Дзержинский достал из кармана письмо, которое Казимеж Грушовский смог перебросить из тюрьмы, протянул Штыкову. Тот быстро пробежал строки, посмотрел на Дзержинского, прочитал еще раз медленно, вбирающе.

— Продолжайте, пожалуйста.

Вошла «пани секретарка» с подносом: запахло лимоном. Девушка поставила чашки перед Дзержинским и Штыковым, сняла салфетку с сахарницы, озарила мужчин хорошо отрепетированной улыбкой заговорщицы и неслышно вышла из кабинета.

— Товарищи этого юноши, — продолжал Дзержинский, — решили вырвать его из тюрьмы, это был их долг. Не только перед несчастным, но и перед многими другими: мальчика могли довести до состояния невменяемости… Вы, вероятно, знаете, что в камере Егора Сазонова, когда тот, раненный, лежал в бреду, постоянно находился чиновник охранки. Он получил от беспамятного человека все, что было нужно полиции… Юноша мог невольно сказать то, что очень интересует охранку, и тогда число арестованных социал-демократов в Варшаве увеличилось бы до трехсот. Следовательно, товарищи несчастного юноши были обязаны предпринять свои шаги, их вынуждало к этому не только сострадание к одному, но и тревога за судьбы сотен других людей. Так логично?

— Вполне.

— Далее. Одна известная актриса…

Штыков перебил:

— Микульска?

— Одна известная актриса, — словно бы не услышав Штыкова, продолжал Дзержинский, — после встречи с нами смогла помочь несчастному юноше…

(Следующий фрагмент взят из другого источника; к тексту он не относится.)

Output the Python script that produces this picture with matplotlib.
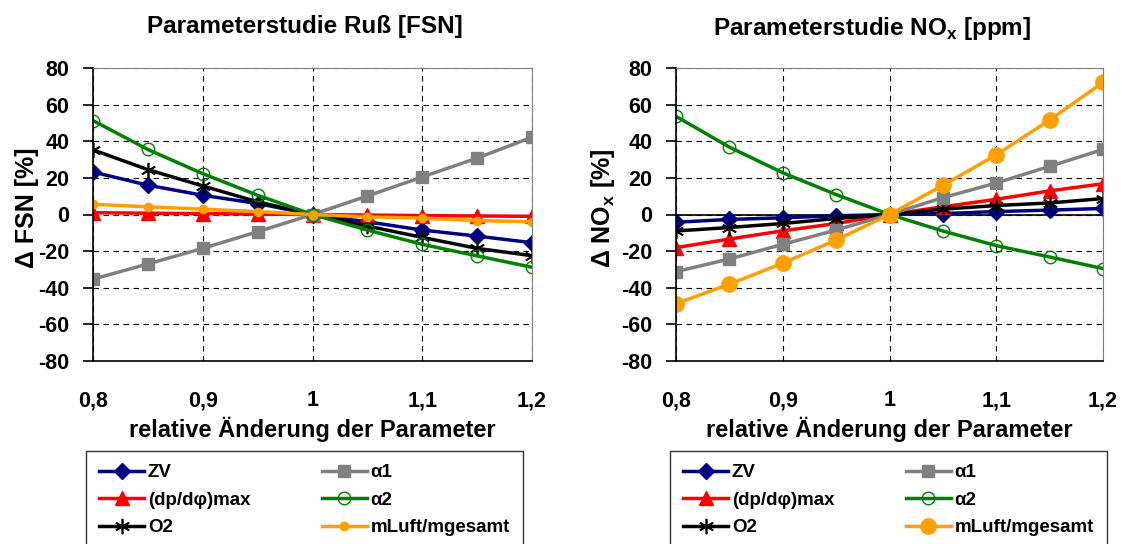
import numpy as np
import matplotlib
matplotlib.use('Agg')
import matplotlib.pyplot as plt
from matplotlib.ticker import FixedLocator, FuncFormatter

plt.rcParams['font.family'] = ['Liberation Sans', 'DejaVu Sans']
plt.rcParams['font.weight'] = 'bold'
plt.rcParams['axes.unicode_minus'] = False
plt.rcParams['mathtext.fontset'] = 'custom'
plt.rcParams['mathtext.bf'] = 'Liberation Sans:bold'
plt.rcParams['mathtext.rm'] = 'Liberation Sans:bold'

# relative change of the parameters
x = [0.8, 0.85, 0.9, 0.95, 1.0, 1.05, 1.1, 1.15, 1.2]

# soot, delta FSN in %
fsn_zv    = [23.2, 16.0, 10.5, 6.0, 0, -4.0, -8.5, -11.8, -15.4]
fsn_dp    = [1.0, 0.7, 0.5, 0.2, 0, -0.3, -0.6, -0.8, -1.0]
fsn_o2    = [35.3, 24.5, 15.6, 6.9, 0, -6.3, -12.5, -18.5, -22.5]
fsn_a1    = [-35.3, -27.0, -18.5, -9.4, 0, 10.1, 20.5, 30.8, 42.2]
fsn_a2    = [51.3, 35.5, 22.3, 10.5, 0, -8.5, -16.3, -22.6, -28.8]
fsn_mluft = [5.6, 4.2, 2.9, 1.6, 0, -1.3, -2.0, -3.3, -4.0]

# NOx, delta in %
nox_zv    = [-4.2, -2.7, -1.8, -0.7, 0, 0.5, 1.6, 2.4, 3.3]
nox_dp    = [-18.1, -13.4, -8.9, -4.9, 0, 4.2, 8.3, 12.9, 16.8]
nox_o2    = [-9.0, -7.1, -4.9, -2.2, 0, 2.9, 4.9, 6.3, 8.7]
nox_a1    = [-31.2, -24.3, -16.3, -8.5, 0, 9.2, 17.2, 26.3, 35.5]
nox_a2    = [53.6, 36.8, 22.8, 10.9, 0, -9.0, -17.0, -23.2, -29.5]
nox_mluft = [-48.7, -38.0, -26.6, -13.9, 0, 15.9, 32.6, 51.6, 72.1]

labels = ['ZV', '(dp/dφ)max', 'O2', 'α1', 'α2', 'mLuft/mgesamt']
x_ticks = [0.8, 0.9, 1.0, 1.1, 1.2]
y_ticks = list(range(-80, 81, 20))

W, H = 1122, 544
fig = plt.figure(figsize=(W / 100, H / 100), dpi=100)
ax1 = fig.add_axes([93 / W, 1 - 361 / H, 439 / W, 293 / H])
ax2 = fig.add_axes([676 / W, 1 - 361 / H, 427 / W, 293 / H])


def draw(ax, data, orange_size):
    zv, dp, o2, a1, a2, ml = data
    lw = 2.5
    ax.plot(x, zv, color='#000080', lw=lw, marker='D', ms=8, label=labels[0])
    ax.plot(x, dp, color='#FF0000', lw=lw, marker='^', ms=10, label=labels[1])
    ax.plot(x, o2, color='black', lw=lw, marker=(6, 2, 0), ms=11, mew=1.2,
            label=labels[2])
    ax.plot(x, a1, color='#808080', lw=lw, marker='s', ms=9, label=labels[3])
    ax.plot(x, a2, color='#008000', lw=lw, marker='o', ms=9, mfc='none',
            mew=1.0, label=labels[4])
    ax.plot(x, ml, color='#FFA000', lw=lw, marker='o', ms=orange_size,
            label=labels[5])

    ax.set_xlim(0.8, 1.2)
    ax.set_ylim(-80, 80)
    ax.xaxis.set_major_locator(FixedLocator(x_ticks))
    ax.yaxis.set_major_locator(FixedLocator(y_ticks))
    ax.xaxis.set_major_formatter(FuncFormatter(
        lambda v, p: ('%g' % round(v, 2)).replace('.', ',')))
    ax.grid(True, color='black', ls=(0, (5, 4)), lw=0.8)
    ax.set_axisbelow(True)
    for s in ['top', 'right']:
        ax.spines[s].set_color('#808080')
        ax.spines[s].set_linewidth(0.8)
    ax.spines['left'].set_linewidth(1.2)
    ax.spines['bottom'].set_linewidth(1.2)
    ax.tick_params(axis='y', direction='out', length=7, width=1.2, pad=10,
                   labelsize=15.5)
    ax.tick_params(axis='x', length=0, pad=21, labelsize=15.5)
    for lab in ax.get_xticklabels() + ax.get_yticklabels():
        lab.set_fontweight('bold')
    ax.set_xlabel('relative Änderung der Parameter', fontsize=17,
                  fontweight='bold', labelpad=4)


draw(ax1, [fsn_zv, fsn_dp, fsn_o2, fsn_a1, fsn_a2, fsn_mluft], 6)
draw(ax2, [nox_zv, nox_dp, nox_o2, nox_a1, nox_a2, nox_mluft], 11)
ax2.axhline(0, color='black', lw=1.2, zorder=1.5)

fig.text(305 / W, 1 - 27 / H, 'Parameterstudie Ruß [FSN]', ha='center',
         va='center', fontsize=17.5, fontweight='bold')
fig.text(872 / W, 1 - 29 / H, r'Parameterstudie NO$_\mathbf{x}$ [ppm]',
         ha='center', va='center', fontsize=17.5, fontweight='bold')
fig.text(27 / W, 1 - 208 / H, 'Δ FSN [%]', rotation=90, ha='center',
         va='center', fontsize=18, fontweight='bold')
fig.text(603 / W, 1 - 208 / H, r'Δ NO$_\mathbf{x}$ [%]', rotation=90,
         ha='center', va='center', fontsize=18, fontweight='bold')

for ax, x0 in [(ax1, 86), (ax2, 670)]:
    h, l = ax.get_legend_handles_labels()
    leg = fig.legend(h, l, loc='upper left', ncol=2,
                     bbox_to_anchor=(x0 / W, 1 - 451 / H),
                     prop={'size': 13.5, 'weight': 'bold'},
                     frameon=True, fancybox=False, edgecolor='black',
                     handlelength=2.4, handletextpad=0.2, columnspacing=3.8,
                     labelspacing=0.55, borderpad=0.7, borderaxespad=0)
    leg.get_frame().set_linewidth(1.0)

fig.savefig('out.png', dpi=100)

— О Микульской, — настойчиво повторил Штыков, — мы хотим дать маленькую заметку. Наш репортер, знавший ее по Вильне, рассказал прекрасную деталь: она выступала в концерте, а тогда — это было, кажется, года три назад — было запрещено петь по-польски, вы, конечно, помните… Она тем не менее спела народную песенку — сущая безделица. К ней за кулисы тут же градоначальник: «Мадемуазель, шарман, шарман, но извольте штраф пятьдесят рублей!» Микульска дала ему сотенную ассигнацию, вышла на сцену и спела другую песню, всем полякам известную, с духом бунта… Ей тогда запретили, бедной, выступать в Вильне, отец, помещик, отказал в помощи, и она с трудом пристроилась здесь… Кто-то, видимо, крепко помог.